Technology Tuesday: splitting HMDIs signals

TechnologyLPI’m late to the party on a lot of things. Add Roku to that list – I just bought one a couple of weeks ago. But in doing so, it brought up a technology issue that I hadn’t thought about in a while: how to direct, from multiple sources, video to one device and audio to another. My dilemma was exacerbated by the video and audio equipment that I have.

When I bought the 65″ TV I have in my den, DVI was state-of-the-art for high definition video, while Dolby 5.1 was the gold standard for audio. Life was pretty simple: I connected my DirecTV set top box to my TV for video and to my receiver, via an optical cable.

Not long after, DVI was pretty much scrapped in favor of HDMI, which carries video and audio in a single cable. For those of us with DVI-only TVs, an HDMI-to-DVI cable solved the problem. I’m not sure exactly when I put this cable into my system – it was so long ago that I had completely forgotten about it. Having only one source – now a DirecTV HD DVR – hooked up meant that I really didn’t have to think about it.

That is, until I got the Roku 3.

Somewhere along the way, I picked up a one-out, 4-in switch box, probably to hook up my Blackberry Playbook to watch something broadcast on the internet (like a football game on ESPN3). I didn’t think about why the sound was not working properly – it wasn’t being passed to the receiver. But once I tried the Roku, I had to think about it – and track the cables to see why it worked perfectly on the newer TVs in the bedrooms – they have HDMI input – but not on the den TV. Duh! No HDMI on the TV! So what I needed was a device to split the HDMI signal into separate audio and video.

I started searching for an HDMI to DVI+optical converter. I found two: both (1, 2) had been discontinued. I surmised this was because of the proliferation of devices that split out the audio of HDMI, allowing for the routing of the audio signal to a source separate from the video. And some of these had 4 (or more) input sources. I decided to give one of them a try.

I spent a week trying to make this box work. It handled my DirecTV box and laptop just fine. But I couldn’t get any video from the Roku 3 and any audio from my Playbook. I sent the first box back and got a second one – no luck. I replaced all of the HDMI cables in the setup with higher gauge cables – I had been told that these splitter boxes put a lot of pressure on the cables. Still no luck.

So I decided to try a different switch box. It arrived Saturday morning and everything works as it should.
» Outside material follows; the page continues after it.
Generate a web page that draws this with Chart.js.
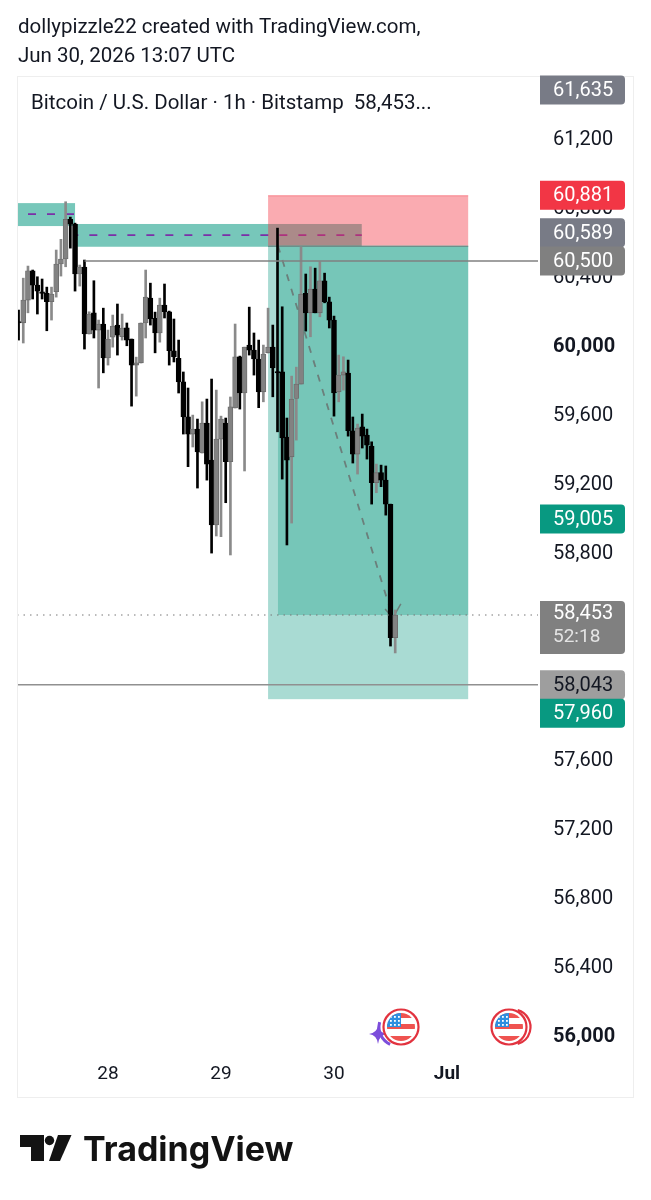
<!DOCTYPE html>
<html>
<head>
<meta charset="utf-8">
<title>BTCUSD 1h</title>
<script src="https://cdn.jsdelivr.net/npm/chart.js@4/dist/chart.umd.js"></script>
<style>
    html, body { margin: 0; padding: 0; background: #ffffff; }
    canvas { display: block; }
</style>
</head>
<body>
<canvas id="ctx" width="651" height="1200"></canvas>
<script>
// candles, hourly prices
var candleOpen = [60146, 60142, 60274, 60444, 60361, 60322, 60313, 60264, 60322, 60483, 60512, 60742, 60714, 60425, 60465, 60077, 60200, 60100, 60135, 59938, 60059, 60129, 60061, 60113, 60048, 59897, 59910, 60141, 60285, 60168, 60083, 60245, 60206, 59980, 59936, 59800, 59597, 59497, 59526, 59387, 59561, 59346, 58970, 59468, 59561, 59337, 59648, 59945, 59735, 60013, 59984, 59932, 59742, 59968, 60001, 59858, 59858, 59480, 59365, 59704, 59787, 60313, 60200, 60338, 60200, 60386, 60264, 60158, 59742, 59839, 59851, 59516, 59381, 59539, 59491, 59428, 59215, 59273, 59230, 59090, 58316];
var candleHigh = [60216, 60401, 60471, 60448, 60409, 60396, 60349, 60349, 60564, 60626, 60844, 60755, 60720, 60477, 60506, 60206, 60386, 60158, 60227, 60100, 60187, 60251, 60193, 60141, 60048, 59943, 60141, 60448, 60372, 60204, 60285, 60367, 60210, 60164, 60042, 59857, 59764, 59607, 59584, 59684, 59700, 59816, 59752, 59601, 59590, 59712, 60135, 59949, 60001, 60233, 60083, 60042, 60013, 60227, 60129, 60691, 60235, 59590, 59833, 59885, 60583, 60425, 60467, 60459, 60496, 60430, 60291, 60181, 59955, 59945, 59926, 59596, 59555, 59613, 59526, 59452, 59323, 59317, 59312, 59091, 58477];
var candleLow = [60042, 60025, 60200, 60280, 60193, 60280, 60096, 60158, 60291, 60413, 60467, 60575, 60326, 60355, 59990, 60077, 60054, 59764, 59852, 59897, 60001, 59955, 60042, 60009, 59659, 59717, 59909, 60054, 60129, 59968, 60030, 60170, 59897, 59915, 59735, 59497, 59308, 59422, 59184, 59387, 59230, 58807, 58906, 58902, 59099, 58796, 59648, 59642, 59283, 59955, 59839, 59650, 59684, 59967, 59713, 59510, 59236, 58854, 58981, 59462, 59787, 60094, 60061, 60200, 60177, 60258, 60112, 59601, 59684, 59752, 59485, 59329, 59265, 59416, 59352, 59091, 59157, 59192, 59027, 58268, 58228];
var candleClose = [60141, 60274, 60444, 60361, 60326, 60313, 60264, 60309, 60483, 60512, 60742, 60714, 60425, 60465, 60077, 60193, 60100, 60135, 59938, 60048, 60123, 60071, 60112, 60042, 59897, 59910, 60141, 60291, 60164, 60083, 60245, 60206, 59980, 59945, 59800, 59597, 59497, 59526, 59394, 59561, 59323, 58970, 59468, 59584, 59337, 59655, 59945, 59735, 60001, 59984, 59932, 59742, 59961, 60001, 59880, 59851, 59474, 59346, 59700, 59787, 60309, 60200, 60338, 60200, 60386, 60264, 60158, 59736, 59839, 59858, 59516, 59381, 59532, 59485, 59433, 59215, 59273, 59230, 59091, 58316, 58448];

var priceTicks = [61200, 60800, 60400, 60000, 59600, 59200, 58800, 58400, 58000, 57600, 57200, 56800, 56400, 56000];
var boldPrices = [60000, 56000];
var dayTicks = [19, 43, 67, 91];
var dayLabels = ['28', '29', '30', 'Jul'];

// drawings on the chart, in candle index and price
var priceMin = 55868, priceMax = 61573;
var indexMin = -0.33, indexMax = 110.33;
var pathIndex = [55.1, 79.5];
var pathPrice = [60589, 58432];
var arrowIndex = [77.85, 79.5, 81.2];
var arrowPrice = [58483, 58432, 58512];
var upperLinePrice = 60500, lowerLinePrice = 58043, lastPrice = 58448;
var upperLineStart = 14;
var entryPrice = 60589, stopPrice = 60881, targetPrice = 57960;
var positionStart = 53, positionEnd = 95.5, filledStart = 55.1;
var leftZone = [indexMin, 12, 60836, 60703, 60772];
var longZone = [12, 72.9, 60715, 60583, 60651];

// price labels on the axis
var badgeTexts = ['61,635', '60,881', '60,589', '60,500', '59,005', '58,043', '57,960'];
var badgePrices = [61635, 60881, 60589, 60500, 59005, 58043, 57960];
var badgeColors = ['#787b86', '#f23645', '#787b86', '#808080', '#089981', '#9e9e9e', '#089981'];
var badgeInk = ['#ffffff', '#ffffff', '#ffffff', '#ffffff', '#ffffff', '#131722', '#ffffff'];
var badgeShift = [0, 0, -13, 0, 0, 0, 14];

var wicks = [], bodies = [], wickColors = [], bodyColors = [], bodyEdges = [];
for (var i = 0; i < candleOpen.length; i++) {
    var up = candleClose[i] >= candleOpen[i];
    wicks.push({ x: i, y: [candleLow[i], candleHigh[i]] });
    bodies.push({ x: i, y: [candleOpen[i], candleClose[i]] });
    wickColors.push(up ? '#8a8a8a' : '#000000');
    bodyColors.push(up ? '#828282' : '#000000');
    bodyEdges.push(up ? '#6a6a6a' : '#000000');
}

function twoPoints(xs, ys) {
    return xs.map(function (x, n) { return { x: x, y: ys[n] }; });
}

function roundBadge(c, x, y, w, h) {
    c.beginPath();
    c.roundRect(x, y, w, h, [0, 4, 4, 0]);
    c.fill();
}

var zonesPlugin = {
    id: 'zones',
    beforeDatasetsDraw: function (chart) {
        var c = chart.ctx, xs = chart.scales.x, ys = chart.scales.y;
        function box(a, b, top, bottom, color) {
            c.fillStyle = color;
            c.fillRect(xs.getPixelForValue(a), ys.getPixelForValue(top), xs.getPixelForValue(b) - xs.getPixelForValue(a), ys.getPixelForValue(bottom) - ys.getPixelForValue(top));
        }
        function dashes(zone, offset) {
            c.save();
            c.strokeStyle = '#7b2fa8';
            c.lineWidth = 1.8;
            c.setLineDash([8, 11]);
            c.lineDashOffset = offset;
            c.beginPath();
            c.moveTo(xs.getPixelForValue(zone[0]), ys.getPixelForValue(zone[4]));
            c.lineTo(xs.getPixelForValue(zone[1]), ys.getPixelForValue(zone[4]));
            c.stroke();
            c.restore();
        }
        box(positionStart, positionEnd, entryPrice, targetPrice, 'rgba(8,153,129,0.35)');
        box(filledStart, positionEnd, entryPrice, lastPrice, 'rgba(8,153,129,0.32)');
        box(leftZone[0], leftZone[1], leftZone[2], leftZone[3], 'rgba(8,153,129,0.55)');
        box(longZone[0], longZone[1], longZone[2], longZone[3], 'rgba(8,153,129,0.55)');
        dashes(leftZone, 8);
        dashes(longZone, 4.7);
        box(positionStart, positionEnd, stopPrice, entryPrice, 'rgba(242,54,69,0.42)');

        // edges of the position box
        c.fillStyle = 'rgba(242,54,69,0.35)';
        c.fillRect(xs.getPixelForValue(positionStart), ys.getPixelForValue(stopPrice), xs.getPixelForValue(positionEnd) - xs.getPixelForValue(positionStart), 1);
        c.fillStyle = '#6d8e8a';
        c.fillRect(xs.getPixelForValue(positionStart), ys.getPixelForValue(entryPrice), xs.getPixelForValue(positionEnd) - xs.getPixelForValue(positionStart), 1.2);
    }
};

function drawFlag(c, cx, cy, doubled) {
    c.save();
    c.strokeStyle = '#e2333f';
    c.lineWidth = 2.2;
    if (doubled) {
        c.beginPath();
        c.arc(cx + 4, cy, 17.5, -1.3, 1.3);
        c.stroke();
    }
    c.beginPath();
    c.arc(cx, cy, 17.5, 0, Math.PI * 2);
    c.fillStyle = '#ffffff';
    c.fill();
    c.stroke();
    c.beginPath();
    c.arc(cx, cy, 14, 0, Math.PI * 2);
    c.clip();
    c.fillStyle = '#ef5350';
    c.fillRect(cx - 14, cy - 14, 28, 5);
    c.fillRect(cx - 14, cy - 3, 28, 5);
    c.fillRect(cx - 14, cy + 9, 28, 5);
    c.fillStyle = '#2e8fe0';
    c.fillRect(cx - 14, cy - 14, 14, 14);
    c.fillStyle = '#ffffff';
    for (var a = 0; a < 3; a++) {
        for (var b = 0; b < 3; b++) {
            c.fillRect(cx - 11 + b * 4, cy - 11 + a * 4, 1.8, 1.8);
        }
    }
    c.restore();
}

var overlayPlugin = {
    id: 'overlay',
    afterDraw: function (chart) {
        var c = chart.ctx, ys = chart.scales.y;
        c.save();

        // page header and frame
        c.fillStyle = '#131722';
        c.textAlign = 'left';
        c.textBaseline = 'alphabetic';
        c.font = '20.5px Roboto';
        c.fillText('dollypizzle22 created with TradingView.com,', 18, 33);
        c.fillText('Jun 30, 2026 13:07 UTC', 18, 62);
        c.strokeStyle = '#eeeeee';
        c.strokeRect(17.5, 76.5, 616, 1021);
        c.font = '20.5px Roboto';
        c.fillText('Bitcoin / U.S. Dollar · 1h · Bitstamp  58,453...', 31, 109);

        // last price badge, taller because of the countdown
        var lastY = ys.getPixelForValue(lastPrice);
        c.fillStyle = '#808080';
        roundBadge(c, 540, lastY - 14, 85, 53);
        c.textBaseline = 'middle';
        c.font = '20px Roboto';
        c.fillStyle = '#ffffff';
        c.fillText('58,453', 553, lastY - 1);
        c.fillStyle = '#e4e4e4';
        c.font = '19px Roboto';
        c.fillText('52:18', 553, lastY + 22);

        badgeTexts.forEach(function (text, n) {
            var y = Math.max(ys.getPixelForValue(badgePrices[n]), 90) + badgeShift[n];
            c.fillStyle = badgeColors[n];
            roundBadge(c, 540, y - 14.5, 85, 29);
            c.fillStyle = badgeInk[n];
            c.font = '20px Roboto';
            c.fillText(text, 553, y + 1);
        });

        // economic event marks
        c.fillStyle = '#7c4ddb';
        c.beginPath();
        c.arc(398, 1027, 19, 2, 3.4);
        c.lineWidth = 3;
        c.strokeStyle = '#7c4ddb';
        c.stroke();
        c.beginPath();
        c.moveTo(378, 1025);
        c.quadraticCurveTo(379, 1033, 387, 1034);
        c.quadraticCurveTo(379, 1035, 378, 1044);
        c.quadraticCurveTo(377, 1035, 369, 1034);
        c.quadraticCurveTo(377, 1033, 378, 1025);
        c.fill();
        drawFlag(c, 401, 1027, false);
        drawFlag(c, 509, 1027, true);

        // footer logo
        c.fillStyle = '#131313';
        c.beginPath();
        c.moveTo(20, 1135); c.lineTo(44, 1135); c.lineTo(44, 1161); c.lineTo(31, 1161); c.lineTo(31, 1147); c.lineTo(20, 1147);
        c.closePath();
        c.fill();
        c.beginPath();
        c.arc(49.5, 1140.5, 4.7, 0, Math.PI * 2);
        c.fill();
        c.beginPath();
        c.moveTo(58, 1135); c.lineTo(71.5, 1135); c.lineTo(60, 1161); c.lineTo(49, 1161);
        c.closePath();
        c.fill();
        c.textBaseline = 'alphabetic';
        c.font = '700 34px Inter';
        c.fillText('TradingView', 83, 1161);
        c.restore();
    }
};

const myChart = new Chart(document.getElementById('ctx'), {
    type: 'bar',
    data: {
        datasets: [
            {
                type: 'line',
                data: twoPoints([upperLineStart, indexMax], [upperLinePrice, upperLinePrice]),
                borderColor: '#808080',
                borderWidth: 1.5,
                pointRadius: 0,
                order: 0
            },
            {
                type: 'line',
                data: twoPoints([indexMin, indexMax], [lowerLinePrice, lowerLinePrice]),
                borderColor: '#909090',
                borderWidth: 1.5,
                pointRadius: 0,
                order: 0
            },
            {
                type: 'line',
                data: twoPoints([indexMin, indexMax], [lastPrice, lastPrice]),
                borderColor: '#777777',
                borderWidth: 1,
                borderDash: [1.5, 5],
                pointRadius: 0,
                order: 0
            },
            {
                data: bodies,
                grouped: false,
                barThickness: 5,
                minBarLength: 1.5,
                backgroundColor: bodyColors,
                borderColor: bodyEdges,
                borderWidth: 0.8,
                borderSkipped: false,
                order: 1
            },
            {
                data: wicks,
                grouped: false,
                barThickness: 2,
                backgroundColor: wickColors,
                borderWidth: 0,
                order: 2
            },
            {
                type: 'line',
                data: twoPoints(pathIndex, pathPrice),
                borderColor: '#6b7f7b',
                borderWidth: 1.8,
                borderDash: [7, 8],
                pointRadius: 0,
                order: 3
            },
            {
                type: 'line',
                data: twoPoints(arrowIndex, arrowPrice),
                borderColor: '#6b7f7b',
                borderWidth: 1.5,
                pointRadius: 0,
                order: 3
            }
        ]
    },
    options: {
        responsive: false,
        animation: false,
        layout: { padding: { left: 17, top: 76, right: 0, bottom: 110 } },
        plugins: { legend: { display: false }, tooltip: { enabled: false }, title: { display: false } },
        scales: {
            x: {
                type: 'linear',
                offset: false,
                min: indexMin,
                max: indexMax,
                grid: { display: false, drawTicks: false },
                border: { display: false },
                afterBuildTicks: function (scale) {
                    scale.ticks = dayTicks.map(function (v) { return { value: v }; });
                },
                afterFit: function (scale) { scale.height = 30; },
                ticks: {
                    autoSkip: false,
                    maxRotation: 0,
                    padding: 3,
                    color: '#131722',
                    font: function (context) {
                        return { family: 'Roboto', size: 19, weight: context.tick && context.tick.value === 91 ? 'bold' : 'normal' };
                    },
                    callback: function (value) { return dayLabels[dayTicks.indexOf(value)]; }
                }
            },
            y: {
                position: 'right',
                min: priceMin,
                max: priceMax,
                grid: { display: false, drawTicks: false },
                border: { display: false },
                afterBuildTicks: function (scale) {
                    scale.ticks = priceTicks.map(function (v) { return { value: v }; });
                },
                afterFit: function (scale) { scale.width = 113; },
                ticks: {
                    padding: 15,
                    color: '#131722',
                    font: function (context) {
                        return { family: 'Roboto', size: 20, weight: context.tick && boldPrices.indexOf(context.tick.value) >= 0 ? 'bold' : 'normal' };
                    },
                    callback: function (value) { return value.toLocaleString('en-US'); }
                }
            }
        }
    },
    plugins: [zonesPlugin, overlayPlugin]
});
</script>
</body>
</html>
Not being an engineer, I can’t explain why one works and the other doesn’t. It may be the different HDMI standard: the first box used 1.4 while this one uses 1.3. Supposedly the newer standard is more taxing. As I have no plans to replace all of my equipment any time soon, I’m just glad to have found something that works.

Now – back to more Downton Abbey 😉

 

3 thoughts on “Technology Tuesday: splitting HMDIs signals

    1. Ha! I’ve always been a bit of a technology geek – at least I usually know more than my friends 🙂 But I’ve not kept up like I did in the days when I co-owned a technology website.